THESE elite athletes fill stadiums and enthrall a nation for more than four months a year.
Managers get paid handsomely for coaching them and tickets for the biggest games go for ridiculous amounts of money. Television stations pay millions for the rights to show matches live, newspapers in their home areas sell thousands of extra copies on the back of the public interest, and merchandising of team paraphernalia mushrooms with each passing season. Given that the players are the only ones disqualified from earning a cent from the entire operation it's little wonder some argue the time has finally come for them to be recompensed for their incalculable contribution to the sport.
If that scenario sounds familiar to the members of the GPA, it could be because the student-athletes of American collegiate sport might just be the closest thing in the world to inter-county Gaelic footballers and hurlers. In fact, they may well be the only amateur sportsmen out there with a more legitimate gripe about how much money others are making off their talent. For the rights to broadcast the National Collegiate Athletic Association (NCAA) championship game live from the Georgia Dome in Atlanta tomorrow night, and the tournament leading up to it, CBS pay just over half a billion dollars a year.
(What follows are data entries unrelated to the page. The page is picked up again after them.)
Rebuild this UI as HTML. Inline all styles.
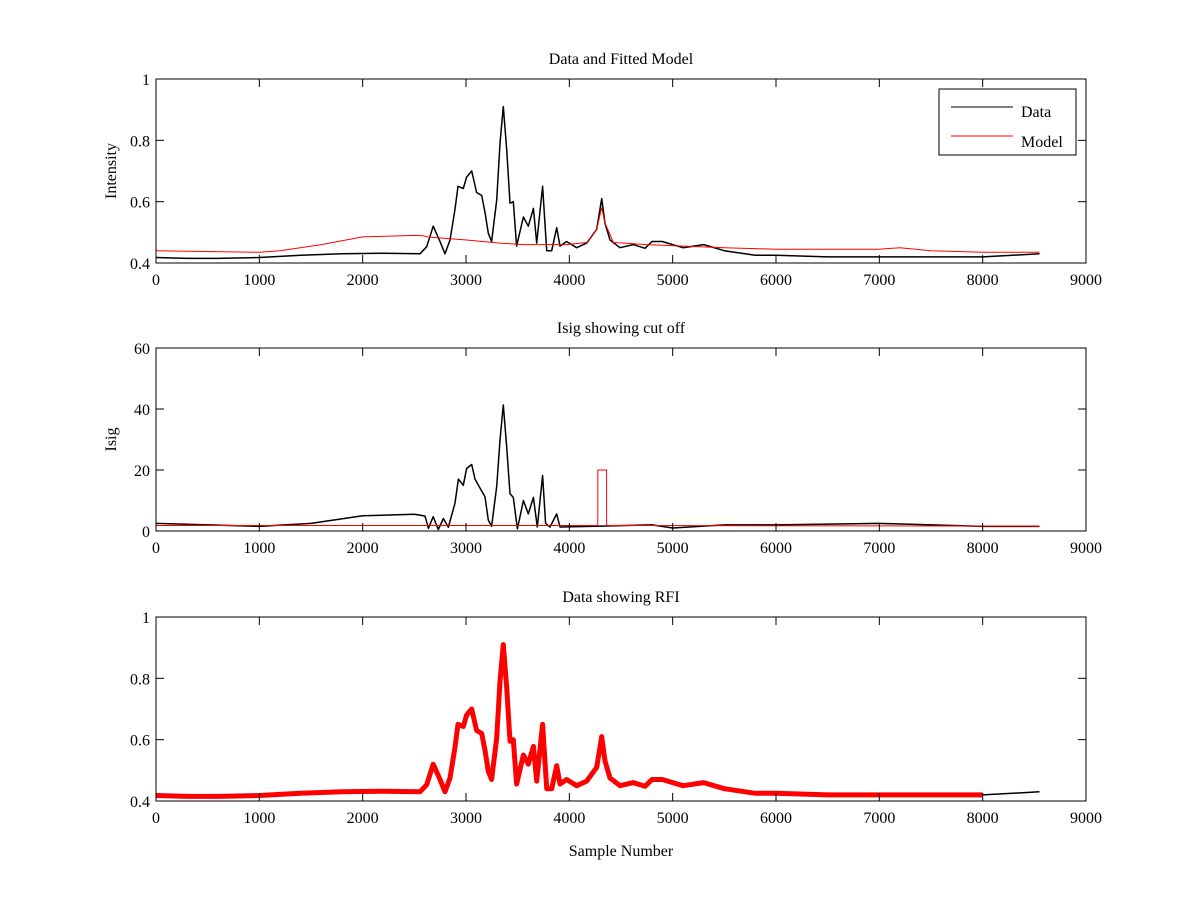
<!DOCTYPE html>
<html><head><meta charset="utf-8"><style>
body{margin:0;background:#fff}
svg text{font-family:"Liberation Serif",serif;font-size:16px;fill:#000}
</style></head><body>
<svg id="fig" width="1200" height="900" xmlns="http://www.w3.org/2000/svg">
<rect width="1200" height="900" fill="#fff"/>
</svg>
<script>
const dataSamples=[0,300,600,1000,1400,1800,2200,2555,2620,2683,2748,2797,2845,2893,2923,2974,3006,3055,3103,3152,3184,3216,3248,3297,3329,3361,3394,3426,3458,3490,3555,3603,3652,3684,3741,3781,3829,3878,3910,3974,4071,4168,4265,4313,4345,4394,4490,4619,4732,4800,4900,5000,5100,5300,5500,5800,6000,6500,7000,7500,8000,8550];
const dataIntensity=[.418,.415,.415,.418,.425,.43,.432,.43,.453,.52,.47,.43,.475,.573,.65,.643,.68,.70,.63,.62,.565,.497,.47,.605,.79,.91,.77,.595,.6,.455,.55,.52,.578,.465,.65,.44,.44,.515,.455,.47,.45,.465,.51,.61,.53,.475,.45,.46,.448,.47,.47,.46,.45,.46,.44,.425,.425,.42,.42,.42,.42,.43];
const modelSamples=[0,1000,1200,1600,2000,2500,2587,2620,3006,3329,3555,3974,4168,4265,4313,4345,4426,4748,5500,6000,7000,7200,7500,8000,8550];
const modelIntensity=[.44,.435,.44,.46,.485,.49,.489,.485,.475,.465,.46,.46,.467,.51,.58,.53,.467,.46,.45,.445,.445,.45,.44,.435,.435];
const isigSamples=[0,500,1000,1500,2000,2500,2555,2603,2636,2683,2732,2781,2829,2893,2926,2974,3006,3055,3087,3136,3184,3216,3248,3297,3329,3361,3394,3426,3458,3497,3555,3603,3652,3690,3741,3770,3813,3878,3910,4200,4800,5000,5500,6000,7000,8000,8550];
const isigValues=[2.5,2,1.5,2.5,5,5.5,5.2,4.9,.9,4.7,.5,4.1,1.2,9,17,15,20.5,21.8,17,14,11.2,3.6,1.5,14.6,29.8,41.3,27.5,12.2,11,.7,10,5.6,11,1.3,18.2,2.5,1.3,5.6,1.3,1.5,2,1,2,2,2.5,1.5,1.5];
const cutSamples=[0,4275,4275,4361,4361,8550];
const cutValues=[1.8,1.8,20,20,1.8,1.6];
const rfiEnd=8000;
const xTicks=[0,1000,2000,3000,4000,5000,6000,7000,8000,9000];
const yTicks1=[0.4,0.6,0.8,1];
const yTicks2=[0,20,40,60];

const svg=document.getElementById('fig');
const NS='http://www.w3.org/2000/svg';
function mk(t,a,parent){const e=document.createElementNS(NS,t);for(const k in a)e.setAttribute(k,a[k]);(parent||svg).appendChild(e);return e;}
const L=156,R=1086;
const sx=v=>L+(v/9000)*(R-L);
function axes(name,top,bot,ymin,ymax,yTicks,title,ylabel){
  const g=mk('g',{});
  
  
  const sy=v=>bot-(v-ymin)/(ymax-ymin)*(bot-top);
  return {g,sy,top,bot,draw(){
    const fr=mk('rect',{x:L,y:top,width:R-L,height:bot-top,fill:'none',stroke:'#000','stroke-width':1},g);
    
    xTicks.forEach(t=>{const x=sx(t);
      mk('line',{x1:x,x2:x,y1:bot,y2:bot-8,stroke:'#000'},g);
      mk('line',{x1:x,x2:x,y1:top,y2:top+8,stroke:'#000'},g);
      const tx=mk('text',{x:x,y:bot+22,'text-anchor':'middle'},g);tx.textContent=t;
      });
    yTicks.forEach(t=>{const y=sy(t);
      mk('line',{x1:L,x2:L+8,y1:y,y2:y,stroke:'#000'},g);
      mk('line',{x1:R,x2:R-8,y1:y,y2:y,stroke:'#000'},g);
      const tx=mk('text',{x:L-6,y:y+6,'text-anchor':'end'},g);tx.textContent=t;
      });
    const ti=mk('text',{x:(L+R)/2,y:top-15,'text-anchor':'middle'},g);ti.textContent=title;
    
    const yl=mk('text',{x:0,y:0,'text-anchor':'middle',transform:`translate(${L-40},${(top+bot)/2}) rotate(-90)`},g);yl.textContent=ylabel;
    
  }};
}
function line(ax,xs,ys,color,w,name,filter){
  let d='';xs.forEach((x,i)=>{if(filter&&!filter(x))return;d+=(d?'L':'M')+sx(x).toFixed(1)+','+ax.sy(ys[i]).toFixed(1);});
  const p=mk('path',{d,fill:'none',stroke:color,'stroke-width':w,'stroke-linejoin':'round'},ax.g);
  
}
const a1=axes('data-model-plot',79,263,0.4,1,yTicks1,'Data and Fitted Model','Intensity');
line(a1,dataSamples,dataIntensity,'#000',1.5,'data-line');
line(a1,modelSamples,modelIntensity,'#f00',1,'model-line');
a1.draw();
const lg=mk('g',{},a1.g);

mk('rect',{x:939,y:89,width:137,height:66,fill:'#fff',stroke:'#000'},lg);
mk('line',{x1:951,x2:1013,y1:107,y2:107,stroke:'#000'},lg);
mk('line',{x1:951,x2:1013,y1:136,y2:136,stroke:'#f00'},lg);
const t1=mk('text',{x:1021,y:117},lg);t1.textContent='Data';

const t2=mk('text',{x:1021,y:147},lg);t2.textContent='Model';


const a2=axes('isig-plot',348,531,0,60,yTicks2,'Isig showing cut off','Isig');
line(a2,isigSamples,isigValues,'#000',1.5,'isig-line');
line(a2,cutSamples,cutValues,'#f00',1,'cutoff-line');
a2.draw();

const a3=axes('rfi-plot',617,801,0.4,1,yTicks1,'Data showing RFI','');
line(a3,dataSamples,dataIntensity,'#000',1.5,'data-line-rfi');
line(a3,dataSamples,dataIntensity,'#f00',5,'rfi-markers',x=>x<=rfiEnd);
a3.draw();
const xl=mk('text',{x:(L+R)/2,y:856,'text-anchor':'middle'});xl.textContent='Sample Number';

</script>
</body></html>
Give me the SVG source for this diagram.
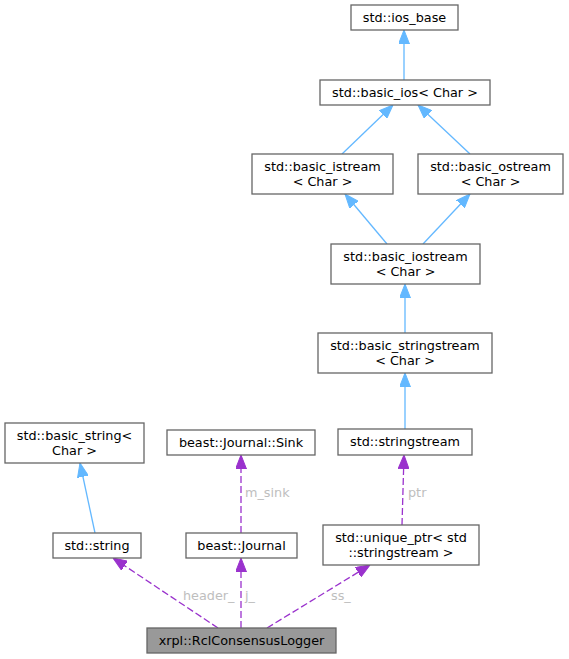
<svg xmlns="http://www.w3.org/2000/svg" width="569" height="659" viewBox="0 0 569 659">
<style>
.n rect{fill:#ffffff;stroke:#666666;stroke-width:1.3}
.main rect{fill:#999999;stroke:#666666;stroke-width:1.3}
text{font-family:"DejaVu Sans",sans-serif;font-size:12.8px;fill:#000000;text-anchor:middle}
.lbl{fill:#bebebe;text-anchor:start;font-size:12.8px}
.inh{stroke:#63b8ff;stroke-width:1.3;fill:none}
.use{stroke:#9a32cd;stroke-width:1.3;fill:none;stroke-dasharray:7,3}
</style>
<defs>
<marker id="ab" viewBox="0 0 14 11" refX="14" refY="5.5" markerWidth="14" markerHeight="11" markerUnits="userSpaceOnUse" orient="auto">
<path d="M0,0 L14,5.5 L0,11 z" fill="#63b8ff" stroke="#63b8ff"/>
</marker>
<marker id="ap" viewBox="0 0 14 11" refX="14" refY="5.5" markerWidth="14" markerHeight="11" markerUnits="userSpaceOnUse" orient="auto">
<path d="M0,0 L14,5.5 L0,11 z" fill="#9a32cd" stroke="#9a32cd"/>
</marker>
</defs>
<rect width="569" height="659" fill="#ffffff"/>
<g id="edges">
<line class="inh" x1="404" y1="80" x2="404" y2="30" marker-end="url(#ab)"/>
<line class="inh" x1="342" y1="154" x2="393" y2="105" marker-end="url(#ab)"/>
<line class="inh" x1="470" y1="154" x2="418" y2="105" marker-end="url(#ab)"/>
<line class="inh" x1="387" y1="244" x2="345" y2="194" marker-end="url(#ab)"/>
<line class="inh" x1="423" y1="244" x2="470" y2="194" marker-end="url(#ab)"/>
<line class="inh" x1="405" y1="333" x2="405" y2="284" marker-end="url(#ab)"/>
<line class="inh" x1="405" y1="429" x2="405" y2="373" marker-end="url(#ab)"/>
<line class="inh" x1="95" y1="533" x2="80" y2="463" marker-end="url(#ab)"/>
<line class="use" x1="241" y1="533" x2="241" y2="455" marker-end="url(#ap)"/>
<line class="use" x1="402" y1="525" x2="404" y2="455" marker-end="url(#ap)"/>
<line class="use" x1="218" y1="628" x2="113" y2="558" marker-end="url(#ap)"/>
<line class="use" x1="241" y1="628" x2="241" y2="558" marker-end="url(#ap)"/>
<line class="use" x1="267" y1="628" x2="370" y2="565" marker-end="url(#ap)"/>
<text class="lbl" x="245" y="497">m_sink</text>
<text class="lbl" x="408" y="497">ptr</text>
<text class="lbl" x="183" y="600">header_</text>
<text class="lbl" x="245" y="600">j_</text>
<text class="lbl" x="331" y="600">ss_</text>
</g>
<g id="ios_base" class="n"><rect x="351" y="5" width="107" height="25"/><text x="404.5" y="21.5">std::ios_base</text></g>
<g id="basic_ios" class="n"><rect x="320" y="80" width="170" height="25"/><text x="405" y="96.5">std::basic_ios&lt; Char &gt;</text></g>
<g id="basic_istream" class="n"><rect x="252" y="154" width="141" height="40"/><text x="322.5" y="170.5">std::basic_istream</text><text x="322.5" y="185.5">&lt; Char &gt;</text></g>
<g id="basic_ostream" class="n"><rect x="418" y="154" width="145" height="40"/><text x="490.5" y="170.5">std::basic_ostream</text><text x="490.5" y="185.5">&lt; Char &gt;</text></g>
<g id="basic_iostream" class="n"><rect x="331" y="244" width="149" height="40"/><text x="405.5" y="260.5">std::basic_iostream</text><text x="405.5" y="275.5">&lt; Char &gt;</text></g>
<g id="basic_stringstream" class="n"><rect x="318" y="333" width="174" height="40"/><text x="405" y="349.5">std::basic_stringstream</text><text x="405" y="364.5">&lt; Char &gt;</text></g>
<g id="stringstream" class="n"><rect x="338" y="429" width="134" height="26"/><text x="405" y="446">std::stringstream</text></g>
<g id="unique_ptr" class="n"><rect x="323" y="525" width="156" height="40"/><text x="401" y="541.5">std::unique_ptr&lt; std</text><text x="401" y="556.5">::stringstream &gt;</text></g>
<g id="basic_string" class="n"><rect x="5" y="423" width="139" height="40"/><text x="74.5" y="439.5">std::basic_string&lt;</text><text x="74.5" y="454.5">Char &gt;</text></g>
<g id="sink" class="n"><rect x="167" y="430" width="148" height="25"/><text x="241" y="446.5">beast::Journal::Sink</text></g>
<g id="string" class="n"><rect x="53" y="533" width="88" height="25"/><text x="97" y="549.5">std::string</text></g>
<g id="journal" class="n"><rect x="186" y="533" width="111" height="25"/><text x="241.5" y="549.5">beast::Journal</text></g>
<g id="logger" class="main"><rect x="147" y="628" width="189" height="25"/><text x="241.5" y="644.5">xrpl::RclConsensusLogger</text></g>
</svg>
The players receive $15 a day in dinner money.
According to online brokers, the going rate for a courtside seat at the final between the winners of Ohio State v Georgetown and Florida v UCLA is currently hovering around the $12,000 mark. There will be no shortage of takers even at that outrageous price. Yet, if any of the players from those four teams were to receive a free sandwich from a fan in the team hotel or to accept drinks sent to their tables by admirers, their side could be disqualified from the competition because of infringements upon their amateur status. Everything down to a kid using the coach's mobile phone to ring home after a game is strictly prohibited because "it would constitute an impermissible extra benefit and represent a violation of NCAA regulations".
The last quote is taken directly from the NCAA's arcane rule book, an infamously hefty tome that stretches to over 500 pages and governs every possible aspect of the players' lives while they are at university. If you can imagine a body with the fastidiousness of the IRFU's old amateur ethics committee and the zealotry of the pro-Ban elements of the 1960s GAA, you are some way towards understanding the people in charge of collegiate sport. Between grid-iron and basketball, they run a couple of billion dollar industries in which the only people not making vast sums of money are the gifted students who make their games must-see TV for American sports fans.
That these individuals get a scholarship to university to play these sports, and in a small percentage of cases a shot at the NBA or NFL too, is what separates them from their counterparts in the GAA. With annual tuition at the best schools in America running at $40,000 a year, the talented sportsmen and women are receiving for free an education that costs every other student on campus near enough 200 grand.
Well, that's the theory anyway. The problem at many of the institutions is that the college cares less about how the gifted point-guard or quarterback does in the classroom and far more about how he performs on the court or on the field.
To this end, admissions offices often bend the rules to allow the best athletes into colleges where they are academically way out of their depth.
Once on campus, they work to ensure the best players don't flunk exams and thereby lose their eligibility to play. At schools that genuinely care about the kids' welfare, this is done by providing extra tutoring and babysitting them all the way. At those that don't, it's achieved by pushing them towards professors with a propensity for marking leniently and even enrolling them in courses that are often nothing more than a joke.
In his last year as the star quarterback at the University of Southern California, current Arizona Cardinal Matt Leinart's only class was ballroom dancing. In 2004, the University of Georgia was mortified when it emerged their basketball team were enrolled in a Physical Education class the final exam for which was posted on the internet. Here are a sample of the multiple choice questions given in the test. How many halves are in a college basketball game? How many points does a three-point field goal count for in a college basketball game?
So defenders of the collegiate system can argue all they want that the athletes receive a rather expensive education for free. The reality is too many of them are chewed up and spat out by the colleges once they've given four years to the team. About half fail to graduate and many of those who do leave with a worthless degree. Since a lot of the star baskeballers and footballers are AfricanAmericans, leaders of that community especially regard the setup as a form of exploitation. They feel a living wage would give these teenagers a better foothold in life than a faux stab at education in a high-profile university.
As that argument rumbles on in the background, 54,000 people will shoehorn into the Georgia Dome for the decider tomorrow night, cheering the most professional amateurs this side of an All-Ireland final.